Senator Gillibrand first introduced the bipartisan Military Justice Improvement Act in 2013 and for years, has worked shoulder-to-shoulder with Senator Chuck Grassley to pass it. However, since the initial introduction, unrestricted reports of sexual assaults in the military have doubled, yet the rate of prosecution and conviction has been halved. One in 16 women in the military reported being groped, raped, or otherwise sexually assaulted in 2018, the most recent year data has been published by the Department of Defense (DoD). DoD data also show there were nearly 21,000 instances of sexual assault — a massive increase over the 14,900 estimated in the previous 2016 survey. The number of women in the military who experienced sexual assault increased by 50%, from 8,600 in FY2016 to 13,000 in FY2018.
Recent reporting details the critical shift in Congress and the Pentagon to finally pass legislation that delivers major, long-overdue changes in military laws that have prevented justice. Military justice experts agree that the decision to prosecute from the chain of command to independent– in a report submitted to the Senate and House Armed Services Committees they argued that a senior judge advocate office outside of the chain of command should be charged with prosecutorial discretion in felony cases.
The Military Justice Improvement and Increasing Prevention Act would take critical steps to create a more professional and transparent military justice system for serious crimes — including rape and sexual assault, murder, manslaughter, child endangerment, child pornography, and negligent homicide — and address the need for sexual assault prevention that DoD has not implemented. Specifically, the legislation would:
- Move the decision on whether to prosecute serious crimes to independent, trained, and professional military prosecutors, while leaving misdemeanors and uniquely military crimes within the chain of command. By moving this work off of the commander’s plate, it will empower commanders to focus on mission critical activities—while specifically preserving the authorities that a commander needs to provide strong leadership and a successful command climate.

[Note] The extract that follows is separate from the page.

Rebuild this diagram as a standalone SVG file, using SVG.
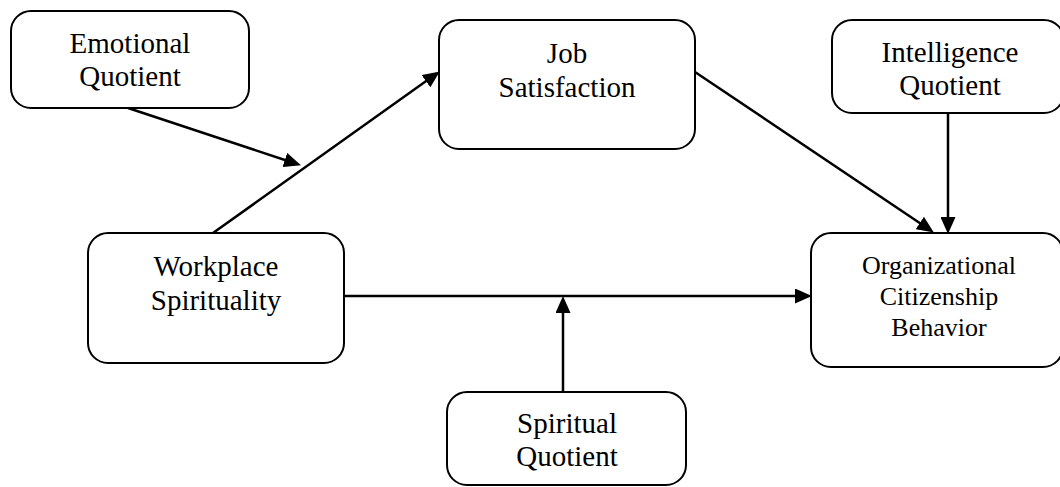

- Ensure the Department of Defense supports criminal investigators and military prosecutors through the development of unique skills needed to properly handle investigations and cases related to sexual assault and domestic violence.
- Require the Secretary of Defense to survey and improve the physical security of military installations – including locks, security cameras, and other passive security measures – to increase safety in lodging and living spaces for service members.
- Increase, and improve training and education on military sexual assault throughout our armed services. This training would help shift the culture in the military and ensure that the armed services can enforce a no-tolerance zone for sexual assault and other grievous crimes.
The legislation is cosponsored by U.S. Senators Chuck Grassley (R-IA), Joni Ernst (R-IA), Richard Blumenthal (D-CT), Ted Cruz (R-TX), Jeanne Shaheen (D-NH), Tammy Baldwin (D-WI), Chris Van Hollen (D-MD), Angus King (I-ME), Michael Braun (R-IN), Dick Durbin (D-IL), Tammy Duckworth (D-IL), Michael Bennet (D-CO), Rand Paul (R-KY), Chris Coons (D-DE), Mark Kelly (D-AZ), Sherrod Brown (D-OH), Bob Casey Jr. (D-PA), Maggie Hassan (D-NH), Mazie K. Hirono (D-HI), Amy Klobuchar (D-MN), Patrick Leahy (D-VT),Elizabeth Warren (D-MA), Ron Wyden (D-OR), Cynthia Lummis (R-WY), Dianne Feinstein (D-CA), Catherine Cortez Masto (D-NV), Raphael Warnock (D-GA), Alex Padilla (D-CA), Shelley Moore Capito (R-WV), Gary C. Peters (D-MI), Tim Kaine (D-VA), Tina Smith (D-MN), Bob Menendez (D-NJ), Martin Heinrich (D-NM), and Tommy Tuberville (R-AL).
The Military Justice Improvement and Increasing Prevention Act is endorsed by VFW, IAVA, Vietnam Veterans of America, Protect our Defenders, National Alliance to End Sexual Violence, SWAN, National Coalition Against Domestic Violence (NCADV), Common Defense, Veterans Recovery Project.